I am looking for concrete, step-by-step advice on how to work around the bug and/or turn this into an actionable bug report. Note that a regression analysis is not practical as it would take months to produce a result (and I can't afford to be taking the crawler up and down even more than I already am).
The error is telling you that the reference count to the interface is > 0, so something is still using the interface.
The error is generated in the netdev_wait_allrefs function in /net/core/dev.c in the kernel.
There could be a bug in the code of the kernel, but as you said, those references were all much older versions and no one else has reported anything -- which we would expect for something this central. It provides the locking mechanism for not just the lo adapter, but eth, tun, etc.
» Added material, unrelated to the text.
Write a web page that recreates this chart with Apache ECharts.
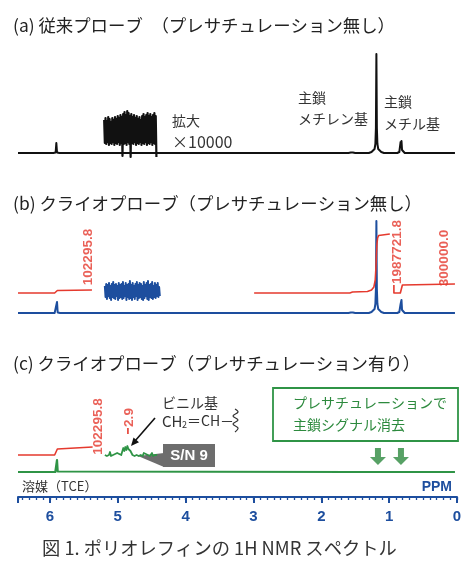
<!DOCTYPE html>
<html><head><meta charset="utf-8">
<script src="https://cdn.jsdelivr.net/npm/echarts@6/dist/echarts.min.js"></script>
<style>html,body{margin:0;padding:0;background:#fff}#c{width:474px;height:570px}</style>
</head><body><div id="c"></div>
<script>
// ---- data (ppm, intensity in panel units) ----
const ppmTicks = [0, 1, 2, 3, 4, 5, 6];
const specA = [[6.47,0],[5.95,0],[5.915,0.5],[5.905,10],[5.895,0.5],[5.86,0],[1.60,0],[1.565,0.5],[1.55,2.5],[1.535,0.5],[1.50,0],[1.30,0],[1.26,1],[1.235,2],[1.215,4],[1.203,9],[1.195,25],[1.188,99],[1.181,25],[1.173,9],[1.161,4],[1.141,2],[1.116,1],[1.076,0],[0.88,0],[0.85,1],[0.838,3],[0.831,11],[0.825,7],[0.818,12],[0.81,3],[0.795,1],[0.77,0],[0.03,0]];
const specB = [[6.47,0],[5.93,0],[5.905,0.5],[5.895,11],[5.885,0.5],[5.85,0],[1.60,0],[1.565,0.5],[1.55,2],[1.535,0.5],[1.50,0],[1.30,0],[1.26,1],[1.235,2],[1.215,4],[1.203,9],[1.195,24],[1.188,92],[1.181,24],[1.173,9],[1.161,4],[1.141,2],[1.116,1],[1.076,0],[0.88,0],[0.85,1],[0.838,3],[0.831,9],[0.825,7],[0.818,13],[0.81,3],[0.795,1],[0.77,0],[0.03,0]];
const specC = [[6.47,0],[5.92,0],[5.905,0.5],[5.895,12],[5.885,0.5],[5.86,0],[1.53,0],[1.51,1],[1.49,0],[1.25,0],[1.23,1],[1.21,0],[0.03,0]];
const noiseA = {start: 5.20, end: 4.43, values: [33,10,35,9,32,11,36,8,34,10,31,9,35,11,33,8,36,10,34,9,37,11,35,8,38,10,36,-3,39,9,41,10,38,8,42,11,40,9,37,-4,39,10,36,9,38,11,35,8,37,10,34,9,36,11,33,8,37,10,39,9,36,11,38,8,40,10,37,9,39,11,36,8,38,10,40,9,37,-4]};
const noiseB = {start: 5.19, end: 4.38, values: [27,16,29,14,28,17,30,15,27,13,29,16,31,15,28,14,29,17,27,13,30,15,28,16,29,14,31,15,27,17,30,13,28,16,29,14,32,15,28,13,30,16,27,14,29,17,31,13,28,15,30,16,29,14,27,13,31,15,28,17,30,14,32,13,28,16,29,15,31,14,27,16,30,15,28,17,30,16,26,17]};
const noiseC = {start: 5.19, end: 4.42, values: [17,19,16,18,17,20,16,18,17,19,18,16,19,17,18,20,17,19,24,21,25,22,26,23,25,21,19,17,19,16,18,17,19,16,18,17,18,16,19,17,18,16,17,18,16,17,19,16,18,17,18,17]};
const intB1 = [[6.47,20],[5.93,20],[5.91,21],[5.89,22.5],[5.87,23],[5.38,23]];
const intB2 = [[2.99,20],[1.58,20],[1.54,21],[1.32,21.5],[1.26,23],[1.225,26],[1.205,33],[1.195,45],[1.188,58],[1.18,69],[1.17,75],[1.155,77.5],[1.13,78.5],[0.99,79]];
const intB3 = [[0.93,28],[0.93,20],[0.835,20],[0.82,24],[0.805,28],[0.78,29],[0.03,29]];
const intC1 = [[6.47,17],[5.93,17],[5.91,19],[5.89,23],[5.87,25],[5.37,25]];
const intC2 = [[4.85,38],[4.85,44]];
const labelsB = [[5.435,56,'102295.8'],[0.885,61,'1987721.8'],[0.19,55,'300000.0']];
const labelsC = [[5.29,45.5,'102295.8'],[4.83,54.5,'2.9']];
const arrowsC = [[1.165,15.5],[0.826,15.5]];

// ---- helpers ----
function noisePts(n) {
  const k = n.values.length, step = (n.start - n.end) / (k - 1);
  return n.values.map((v, i) => [n.start - i * step, v]);
}
const JP = "'Noto Sans CJK JP', sans-serif";
const LAT = "'Liberation Sans', Arial, sans-serif";
const BLACK = '#111', BLUE = '#1d4e9e', RED = '#e53a2e', GREEN = '#2f9446', DGREEN = '#2d8a3e';

const grids = [
  {left: 18, right: 17, top: 50, height: 110},
  {left: 18, right: 17, top: 210, height: 110},
  {left: 18, right: 17, top: 380, height: 99}
];
const yMax = [103, 103, 92];
const xAxes = [0, 1].map(g => ({gridIndex: g, type: 'value', min: 0, max: 6.47, inverse: true, show: false,
  axisLine: {onZero: false}}));
xAxes.push({
  gridIndex: 2, type: 'value', min: 0, max: 6.47, interval: 1, inverse: true, position: 'bottom', offset: 18,
  axisLine: {show: true, onZero: false, lineStyle: {color: BLUE, width: 2}},
  axisTick: {show: true, length: 6, lineStyle: {color: BLUE, width: 2}},
  splitLine: {show: false},
  axisLabel: {show: true, margin: 12, color: BLUE, fontFamily: LAT, fontWeight: 'bold', fontSize: 15,
    formatter: v => (ppmTicks.indexOf(Math.round(v * 1000) / 1000) >= 0 ? String(v) : '')}
});
xAxes.push({
  gridIndex: 2, type: 'value', min: 0, max: 6.47, interval: 0.1, inverse: true, position: 'bottom', offset: 18,
  axisLine: {show: false, onZero: false}, axisLabel: {show: false}, splitLine: {show: false},
  axisTick: {show: true, length: 3, lineStyle: {color: BLUE, width: 1.3}}
});
const yAxes = [0, 1, 2].map(g => ({gridIndex: g, type: 'value', min: -7, max: yMax[g], show: false}));

function line(xi, data, color, w) {
  return {type: 'line', xAxisIndex: xi, yAxisIndex: Math.min(xi, 2), data, symbol: 'none', silent: true,
    smooth: false, clip: false, lineStyle: {color, width: w, join: 'round'}, animation: false};
}
function labels(xi, data) {
  return {type: 'scatter', xAxisIndex: xi, yAxisIndex: xi, data, symbolSize: 1, silent: true, animation: false,
    itemStyle: {color: 'rgba(0,0,0,0)'},
    label: {show: true, position: 'inside', rotate: 90, formatter: p => p.data[2], color: RED,
      fontFamily: LAT, fontWeight: 'bold', fontSize: 13.5}};
}

const series = [
  line(0, specA, BLACK, 2),
  line(0, noisePts(noiseA), BLACK, 2.2),
  line(1, specB, BLUE, 2),
  line(1, noisePts(noiseB), BLUE, 2),
  line(1, intB1, RED, 1.6), line(1, intB2, RED, 1.6), line(1, intB3, RED, 1.6),
  labels(1, labelsB),
  line(2, specC, GREEN, 2.2),
  line(2, noisePts(noiseC), GREEN, 1.8),
  line(2, intC1, RED, 1.6), line(2, intC2, RED, 1.6),
  labels(2, labelsC),
  {type: 'scatter', xAxisIndex: 2, yAxisIndex: 2, data: arrowsC, silent: true, animation: false,
    symbol: 'path://M5,0L11,0L11,9L16,9L8,17L0,9L5,9Z', symbolSize: [16, 17], itemStyle: {color: DGREEN}}
];

function txt(t, x, y, size, color, opts) {
  const o = Object.assign({weight: 'normal', family: JP, align: 'left'}, opts || {});
  return {type: 'text', x: 0, y: 0, silent: true, style: {text: t, x, y, fill: color,
    font: o.weight + ' ' + size + 'px ' + o.family, align: o.align, textAlign: o.align,
    verticalAlign: 'middle', textVerticalAlign: 'middle'}};
}

const graphic = [
  txt('(a) 従来プローブ　（プレサチュレーション無し）', 13, 25, 17.4, '#222'),
  txt('(b) クライオプローブ（プレサチュレーション無し）', 13, 203, 17.4, '#222'),
  txt('(c) クライオプローブ（プレサチュレーション有り）', 13, 363, 17.4, '#222'),
  txt('図 1. ポリオレフィンの 1H NMR スペクトル', 42, 548, 18.3, '#333'),
  txt('拡大', 172, 121, 14, '#333'),
  txt('×10000', 172, 142, 16, '#333'),
  txt('主鎖', 298, 98, 14, '#333'),
  txt('メチレン基', 298, 119, 14, '#333'),
  txt('主鎖', 384, 102, 14, '#333'),
  txt('メチル基', 384, 124, 14, '#333'),
  // (c) annotations
  txt('ビニル基', 162, 403, 14, '#333'),
  txt('CH', 162, 421, 15, '#333'),
  txt('2', 182, 425, 9, '#333'),
  txt('＝CH－', 187, 421, 14, '#333'),
  {type: 'polyline', silent: true, shape: {points: [[235,409],[238,412],[233,416],[238,420],[233,424],[238,428],[235,432]], smooth: 0.4},
    style: {stroke: '#333', lineWidth: 1.2, fill: null}},
  {type: 'line', silent: true, shape: {x1: 155, y1: 418, x2: 135, y2: 441}, style: {stroke: '#111', lineWidth: 1.6}},
  {type: 'polygon', silent: true, shape: {points: [[131,446],[139,442.3],[133.5,437.5]]}, style: {fill: '#111'}},
  {type: 'polygon', silent: true, shape: {points: [[138,456],[164,453],[164,467]]}, style: {fill: '#6d6d6d'}},
  {type: 'rect', silent: true, shape: {x: 163, y: 444, width: 52, height: 23}, style: {fill: '#6d6d6d'}},
  txt('S/N 9', 189, 456, 15, '#fff', {weight: 'bold', family: LAT, align: 'center'}),
  {type: 'rect', silent: true, shape: {x: 273, y: 388, width: 185, height: 53}, style: {fill: null, stroke: GREEN, lineWidth: 1.8}},
  txt('プレサチュレーションで', 293, 403, 14, DGREEN),
  txt('主鎖シグナル消去', 293, 425, 14, DGREEN),
  // axis texts
  txt('溶媒（TCE）', 22, 486, 13, '#333'),
  txt('PPM', 452, 487, 14, BLUE, {weight: 'bold', family: LAT, align: 'right'})
];

const chart = echarts.init(document.getElementById('c'), null, {renderer: 'canvas'});
chart.setOption({animation: false, backgroundColor: '#fff', grid: grids, xAxis: xAxes, yAxis: yAxes, series, graphic});
</script></body></html>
I would trap the error in the logs and see what process has use of the lo interface.
To do this, use the inotify tools in a bash script to watch the log, and when the error occurs dump a list of processes and what is using the interfaces:
#!/bin/sh LOG="/var/log/netdev.log" while inotifywait -e modify /var/log/kern; do if tail -n1 /var/log/kern | grep unregister_netdevice; then echo `date`: error detected... >> $LOG ss -nlput >> $LOG ps -Af >> $LOG # other commands, send an sms? fi done
You can modify the commands executed when this fires to gather different info, and I assume this is in the /var/log/kern log (not sure of your flavor).
I would suspect that a process has hung leaving the interface in use.